What you have to do
Line by line, repeat the data below exactly, beginning at the first line and ending at the line with "(entrada) at (68,128)". Omit pictures.

Given data
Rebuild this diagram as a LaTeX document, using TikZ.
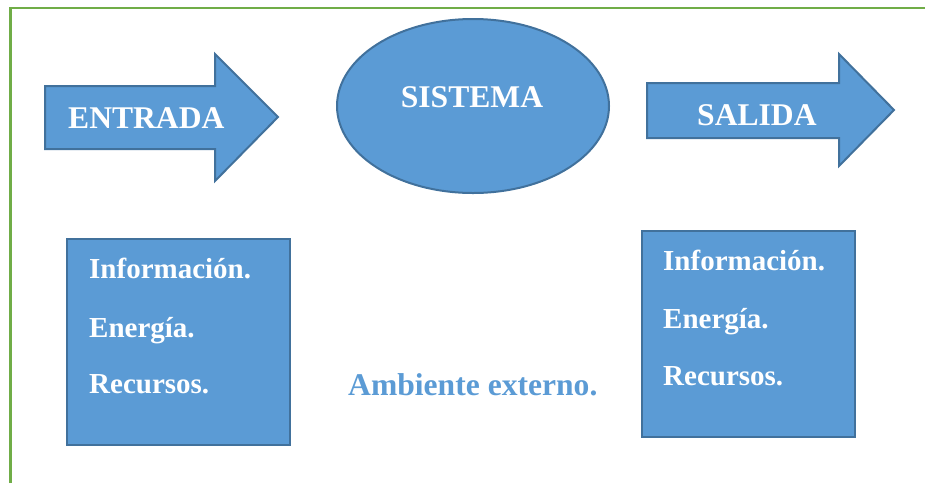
\documentclass[tikz,border=0pt]{standalone}
\usepackage{fontspec}
\setmainfont{Liberation Serif}
\usepackage{tikz}
\usepackage{xcolor}
\definecolor{shapeblue}{HTML}{5B9BD5}
\definecolor{edgeblue}{HTML}{41719C}
\definecolor{framegreen}{HTML}{70AD47}

\begin{document}
\begin{tikzpicture}[x=1pt, y=-1pt,
  shapefill/.style={fill=shapeblue, draw=edgeblue, line width=2pt, line join=miter},
  bigtext/.style={white, font=\bfseries\fontsize{31.6}{31.6}\selectfont, inner sep=0pt, anchor=base west},
  boxtext/.style={white, font=\bfseries\fontsize{29}{29}\selectfont, inner sep=0pt, anchor=base west}]

  \useasboundingbox (0,0) rectangle (925,483);

  % Frame
  \draw[framegreen, line width=2.6pt] (10.5,483) -- (10.5,8) -- (925,8);

  % Entrada
  \draw[shapefill] (45,86) -- (215,86) -- (215,54) -- (278,117) -- (215,181) -- (215,149) -- (45,149) -- cycle;
  \node[bigtext] (entrada) at (68,128) {ENTRADA};

  % Sistema
  \coordinate (S) at (473,106);
  \draw[shapefill] (S) ellipse (136 and 87);
  \node[bigtext, anchor=base] (sistema) at (472,107) {SISTEMA};

  % Salida
  \draw[shapefill] (647,83) -- (839,83) -- (839,54) -- (894,110) -- (839,166) -- (839,138) -- (647,138) -- cycle;
  \node[bigtext] (salida) at (697,125) {SALIDA};

  % Left box
  \draw[shapefill] (67,239) rectangle (290,445);
  \node[boxtext] (infoL) at (89,278) {Información.};
  \node[boxtext] (enerL) at (89,337) {Energía.};
  \node[boxtext] (recL) at (89,393) {Recursos.};

  % Right box
  \draw[shapefill] (642,231) rectangle (855,437);
  \node[boxtext] (infoR) at (663,270) {Información.};
  \node[boxtext] (enerR) at (663,328) {Energía.};
  \node[boxtext] (recR) at (663,385) {Recursos.};

  % Environment
  \node[bigtext, shapeblue] (ambiente) at (348,395) {Ambiente externo.};

\end{tikzpicture}
\end{document}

Response
Rebuild this diagram as a LaTeX document, using TikZ.
\documentclass[tikz,border=0pt]{standalone}
\usepackage{fontspec}
\setmainfont{Liberation Serif}
\usepackage{tikz}
\usepackage{xcolor}
\definecolor{shapeblue}{HTML}{5B9BD5}
\definecolor{edgeblue}{HTML}{41719C}
\definecolor{framegreen}{HTML}{70AD47}

\begin{document}
\begin{tikzpicture}[x=1pt, y=-1pt,
  shapefill/.style={fill=shapeblue, draw=edgeblue, line width=2pt, line join=miter},
  bigtext/.style={white, font=\bfseries\fontsize{31.6}{31.6}\selectfont, inner sep=0pt, anchor=base west},
  boxtext/.style={white, font=\bfseries\fontsize{29}{29}\selectfont, inner sep=0pt, anchor=base west}]

  \useasboundingbox (0,0) rectangle (925,483);

  % Frame
  \draw[framegreen, line width=2.6pt] (10.5,483) -- (10.5,8) -- (925,8);

  % Entrada
  \draw[shapefill] (45,86) -- (215,86) -- (215,54) -- (278,117) -- (215,181) -- (215,149) -- (45,149) -- cycle;
  \node[bigtext] (entrada) at (68,128) {ENTRADA};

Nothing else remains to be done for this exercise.